Following one of the most volatile weeks since 2020, the price for crude oil on the global market finished down for the week as markets closed on Friday. The international Brent index finished the week at $112.70, off by $5.41 from its close on March 4. The intervening week saw Brent rise as high as $131 per barrel on March 8, as President Joe Biden announced the U.S. ban on Russian oil imports, and as low as $107.80 on March 10 as measures to mitigate the impacts of that sanction came to light.
The rise of gasoline prices at the pump was also showing signs of slowing in response to the calming oil markets. AAA reports that the U.S. average price for regular stands at $4.326 as of March 12, down by a modest 1.05 cents overnight. American drivers could see local gas prices mitigate further in the coming days as the oil price shock subsides, at least for now.
Also this week, the Biden administration, after a year of calling for more oil production from anywhere but the U.S., finally got around to asking the domestic industry to do the same. Energy Secretary Jennifer Granholm became the first high Biden official to actually call on the domestic oil and gas industry to respond to the current oil supply crisis by producing more oil.
Granholm made the following remarks during an appearance at the annual CERA Week conference in Houston: “We are in an emergency, and we have to responsibly increase short-term supply where we can right now to stabilize the market and minimize harm to American families,” she said Wednesday. “I hope your investors are saying these words to you as well: In this moment of crisis, we need more supply … right now, we need oil and gas production to rise to meet current demand.”

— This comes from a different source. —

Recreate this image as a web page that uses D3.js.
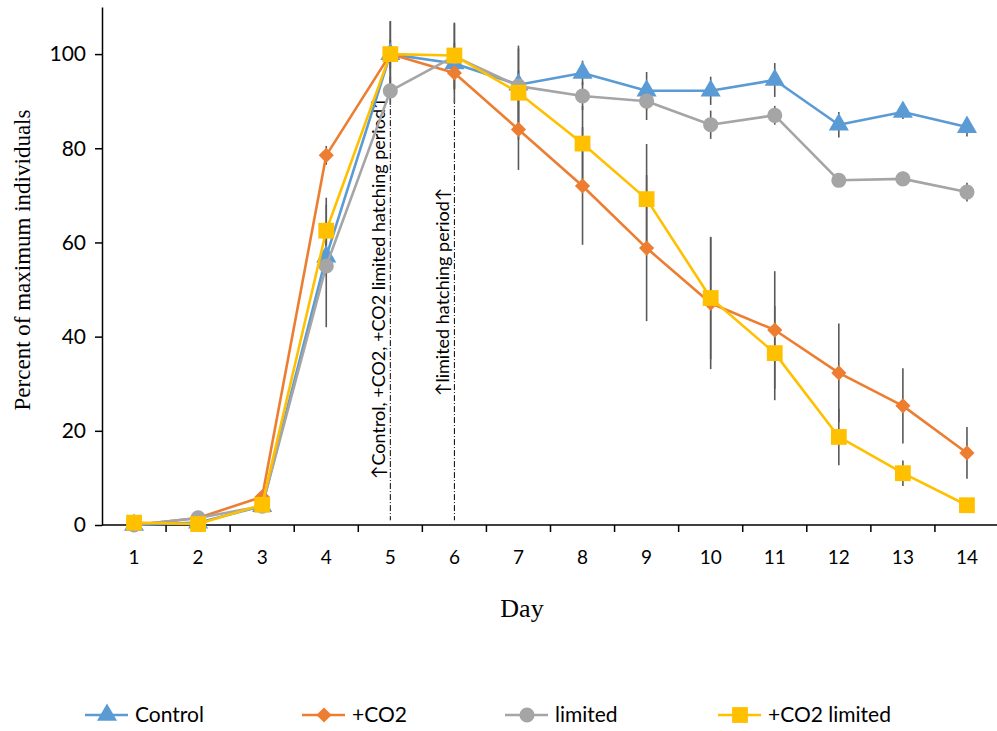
<!DOCTYPE html>
<html>
<head>
<meta charset="utf-8">
<script src="https://cdn.jsdelivr.net/npm/d3@7"></script>
<style>
  body { margin: 0; background: #fff; }
</style>
</head>
<body>
<div id="chart"></div>
<script>
var days = [1, 2, 3, 4, 5, 6, 7, 8, 9, 10, 11, 12, 13, 14];
var yTicks = [0, 20, 40, 60, 80, 100];

var seriesNames = ['Control', '+CO2', 'limited', '+CO2 limited'];
var controlVals = [0, 0.5, 4, 57, 100, 98, 93.5, 96, 92.2, 92.2, 94.5, 85, 87.7, 84.5];
var co2Vals = [0, 1.5, 6, 78.5, 100, 96, 84, 72, 58.8, 47.1, 41.4, 32.3, 25.3, 15.3];
var limitedVals = [0, 1.5, 4, 55, 92.2, 99.5, 93.2, 91.1, 90, 85, 87, 73.2, 73.5, 70.7];
var co2LimitedVals = [0.5, 0.2, 4.3, 62.5, 100, 99.7, 91.8, 81, 69.2, 48.2, 36.5, 18.7, 11, 4.2];

var controlErr = [0, 0.5, 1, 4, 3, 2, 3, 2.6, 4, 3, 3.6, 2.7, 1.5, 2];
var co2Err = [0, 0.5, 1, 2, 7, 6.4, 8.6, 12.5, 15.5, 14, 12.5, 10.5, 8, 5.5];
var limitedErr = [0, 0.5, 1, 13, 3, 7, 8, 3, 4, 3, 2, 1.2, 1.5, 2];
var co2LimitedErr = [0, 0.5, 1, 7, 7, 7, 10, 8, 11.7, 13, 10, 6, 2.7, 1.3];

var hatchDays = [5, 6];
var hatchLabels = ['\u2191Control, +CO2, +CO2 limited hatching period\u2191', '\u2191limited hatching period\u2191'];

function drawChart() {

    var colors = ['#5B9BD5', '#ED7D31', '#A5A5A5', '#FFC000'];
    var symbols = [d3.symbolTriangle, d3.symbolSquare, d3.symbolCircle, d3.symbolSquare];
    var symSizes = [175, 115, 180, 250];
    var symRotate = [0, 45, 0, 0];

    var series = [
        { name: seriesNames[0], vals: controlVals, err: controlErr },
        { name: seriesNames[1], vals: co2Vals, err: co2Err },
        { name: seriesNames[2], vals: limitedVals, err: limitedErr },
        { name: seriesNames[3], vals: co2LimitedVals, err: co2LimitedErr }
    ];

    var svg = d3.select('#chart').append('svg')
        .attr('width', 997)
        .attr('height', 731);

    var x = d3.scaleBand()
        .domain(days)
        .range([102, 999]);

    var y = d3.scaleLinear()
        .domain([0, 110])
        .range([525, 7]);

    var cx = function(d) { return x(d) + x.bandwidth() / 2; };

    // y axis
    var yAxis = svg.append('g')
        .attr('transform', 'translate(102,0)')
        .call(d3.axisLeft(y).tickValues(yTicks).tickSize(7).tickSizeOuter(0));
    yAxis.select('.domain').attr('stroke', '#000').attr('stroke-width', 1.5);
    yAxis.selectAll('.tick line').attr('stroke', '#000').attr('stroke-width', 1.5);
    yAxis.selectAll('.tick text')
        .attr('font-family', 'Lato')
        .attr('font-size', '21px')
        .attr('fill', '#000')
        .attr('x', -16);

    // x axis, ticks between categories
    var xAxis = svg.append('g')
        .attr('transform', 'translate(0,525)');
    xAxis.append('line')
        .attr('x1', 102).attr('x2', 999)
        .attr('stroke', '#000').attr('stroke-width', 1.5);
    xAxis.selectAll('.tk')
        .data(days.slice(1))
        .enter()
        .append('line')
        .attr('x1', function(d) { return x(d); })
        .attr('x2', function(d) { return x(d); })
        .attr('y1', 0).attr('y2', 7)
        .attr('stroke', '#000').attr('stroke-width', 1.5);
    xAxis.selectAll('.lbl')
        .data(days)
        .enter()
        .append('text')
        .attr('x', cx)
        .attr('y', 39)
        .attr('text-anchor', 'middle')
        .attr('font-family', 'Lato')
        .attr('font-size', '19px')
        .text(function(d) { return d; });

    // axis titles
    svg.append('text')
        .attr('transform', 'translate(30,260) rotate(-90)')
        .attr('text-anchor', 'middle')
        .attr('font-family', 'Liberation Serif')
        .attr('font-size', '23px')
        .text('Percent of maximum individuals');

    svg.append('text')
        .attr('x', 522)
        .attr('y', 617)
        .attr('text-anchor', 'middle')
        .attr('font-family', 'Liberation Serif')
        .attr('font-size', '26px')
        .text('Day');

    // hatching period lines
    svg.selectAll('.hatch')
        .data(hatchDays)
        .enter()
        .append('line')
        .attr('x1', cx).attr('x2', cx)
        .attr('y1', y(100)).attr('y2', y(1))
        .attr('stroke', '#000')
        .attr('stroke-width', 1)
        .attr('stroke-dasharray', '6,2,1,2');

    var hatchText = [
        { day: hatchDays[0], label: hatchLabels[0], bottom: 479 },
        { day: hatchDays[1], label: hatchLabels[1], bottom: 396 }
    ];
    svg.selectAll('.htext')
        .data(hatchText)
        .enter()
        .append('text')
        .attr('transform', function(d) {
            return 'translate(' + (cx(d.day) - 5) + ',' + d.bottom + ') rotate(-90)';
        })
        .attr('font-family', 'Lato')
        .attr('font-size', '18px')
        .text(function(d) { return d.label; });

    // error bars
    series.forEach(function(s) {
        svg.append('g').selectAll('line')
            .data(days)
            .enter()
            .append('line')
            .attr('x1', cx).attr('x2', cx)
            .attr('y1', function(d, i) { return y(s.vals[i] + s.err[i]); })
            .attr('y2', function(d, i) { return y(Math.max(0, s.vals[i] - s.err[i])); })
            .attr('stroke', '#595959')
            .attr('stroke-width', 1.6);
    });

    var line = d3.line()
        .x(function(d) { return cx(d.day); })
        .y(function(d) { return y(d.v); });

    series.forEach(function(s, k) {
        var pts = days.map(function(d, i) { return { day: d, v: s.vals[i] }; });
        var g = svg.append('g');
        g.append('path')
            .attr('d', line(pts))
            .attr('fill', 'none')
            .attr('stroke', colors[k])
            .attr('stroke-width', 2.6)
            .attr('stroke-linejoin', 'round');
        g.selectAll('path.mk')
            .data(pts)
            .enter()
            .append('path')
            .attr('class', 'mk')
            .attr('transform', function(d) {
                return 'translate(' + cx(d.day) + ',' + y(d.v) + ') rotate(' + symRotate[k] + ')';
            })
            .attr('d', d3.symbol().type(symbols[k]).size(symSizes[k]))
            .attr('fill', colors[k]);
    });

    // legend
    var legX = [85, 302, 505, 718];
    var leg = svg.selectAll('.leg')
        .data(series)
        .enter()
        .append('g')
        .attr('transform', function(d, i) { return 'translate(' + legX[i] + ',715)'; });
    leg.append('line')
        .attr('x1', 0).attr('x2', 43)
        .attr('stroke', function(d, i) { return colors[i]; })
        .attr('stroke-width', 2.6);
    leg.append('path')
        .attr('transform', function(d, i) { return 'translate(22,0) rotate(' + symRotate[i] + ')'; })
        .attr('d', function(d, i) { return d3.symbol().type(symbols[i]).size(symSizes[i])(); })
        .attr('fill', function(d, i) { return colors[i]; });
    leg.append('text')
        .attr('x', 50)
        .attr('y', 7)
        .attr('font-family', 'Lato')
        .attr('font-size', '21px')
        .text(function(d) { return d.name; });
}

drawChart();
</script>
</body>
</html>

Here’s what Granholm didn’t say, though: She made no commitment on the part of this administration to take actions to help stimulate the domestic oil industry in the same myriad ways Biden and congressional Democrats have been trying to stimulate the wind, solar and EV industries they hope to replace oil and gas.
Nor did Granholm make any commitment on behalf of the administration to stop stalling and denying pipeline permits at FERC or to re-start the suspended federal leasing program. This seems to defy logic: If the government says we are in “an emergency” and need to “increase short-term supply,” then why wouldn’t the government do what it can to stimulate the industry whose job it is to supply oil and gas?
Congressional Democrats aren’t helping anything. At the same time Granholm was speaking at CERA Week, Senator Sheldon Whitehouse (D-RI) and Rep. Ro Khanna (D-CA) introduced a bill they say is designed to “punish” “Big Oil” for “raking in record profits while working families are struggling to afford gas at the pump. What we are seeing right now is a prime example of corporate greed and companies profiting off an international crisis,” according to Khanna, quoted by the New Republic.
The bill would levy a 50 percent tax on “profits” oil companies earn above the price of $66 per barrel, which the authors say was the average oil price during 2015 through 2019. Why those years were chosen is anyone’s guess. Why not just throw a dart blindfolded at an EIA listing of average oil prices since 2002, and use that as the index? It would be an equally valid a method.
Whitehouse and Khanna then propose to send half the tax collections back to consumers in the form of a rebate, which Whitehouse told reporters amount to a $240 payout to single tax filers and $360 for joint filers next year. That’s if, Whitehouse claims, the price for oil “remains at $120 per barrel.”
So, on the one hand we have a Democratic presidential administration urging oil and gas producers to risk millions more capital dollars to produce more oil, and on the other hand Democrats in congress pushing a massive new tax that would destroy the incentive to to make those new investments and assume those risks.
It is instructive to note that neither Whitehouse nor Khanna offered any sort of rebate or subsidy proposal to compensate Big Oil companies for the catastrophic losses they suffered during 2020 and into 2021. Hundreds of U.S. oil and gas companies went bankrupt during that time due to the COVID-19 pandemic and the response of the federal and state governments to it.
It is also fair to note that this proposal by Whitehouse and Khanna is basically structured along the same lines as the original Windfall Profits Tax Act that Jimmy Carter signed into law in 1980. That law was so poorly conceived that it quit generating any tax income to the government after just a few years and congress actually repealed it just 8 years later in 1988.
During the 42 years since that first law was passed, congressional Democrats have made a habit of proposing new ‘windfall profits’ taxes pretty much every time oil prices on the global market have cause U.S. gasoline prices to spike. None of those efforts have had a shred of a chance of being passed into law, and this one doesn’t, either. But they are worth noting, if only for the cynical brand of political opportunism they represent.
This proposal by Whitehouse and Khanna only serves to obscure the real issues and needs surrounding U.S. energy policy, and distorts the public debate our society desperately needs to be having. It is, in a word, unhelpful.